# Practice Session With A Rotating Head Shooter



## treefork (Feb 1, 2010)

Trying a double match light with " Wingshooters" new rotating head shooter.


----------



## GrayWolf (May 14, 2012)

Looks like that frame is working well for you. 2 matches in a series is frustrating....it's amazing how many times the back one is hit and the front one never moves. But it sure is a cool shot.

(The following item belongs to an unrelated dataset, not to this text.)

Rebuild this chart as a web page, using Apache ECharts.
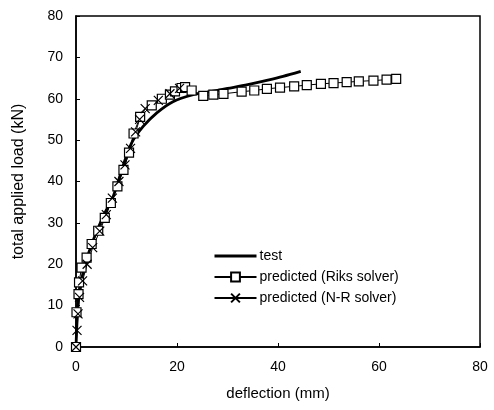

Keep after it....soon you will be adding another match.

Todd


----------



## Charles (Aug 26, 2010)

Great shooting, TF. You were so close! Glad to see you back on form with slingshots. Your wrist must be better.

Cheers .... Charles


----------



## S.S. sLinGeR (Oct 17, 2013)

Very nice shooting! It's so much fun shooting in peace. Let's the stress out!


----------



## nutthrower (Dec 18, 2011)

I'm still trying to figure out how you can manage to hit those little match heads to start with let alone light it - LOL amazing


----------



## oldmiser (Jan 22, 2014)

Great shooting ..as you always do my friend..~AKAOldmiser


----------



## wolf98 (Mar 2, 2014)

nice shot TF


----------



## leon13 (Oct 4, 2012)

yes !

cheers


----------



## Mr.Teh (Feb 28, 2012)

Your wrist is okay again, top shooting as always :thumbsup:


----------



## JUSTJOB (Dec 26, 2013)

Glad to see your healed up, and back to shooting your slingshots! Feels great doesn't it? Awesome shooting, as usual!


----------



## treefork (Feb 1, 2010)

Thank you guys for the kind words and support !


----------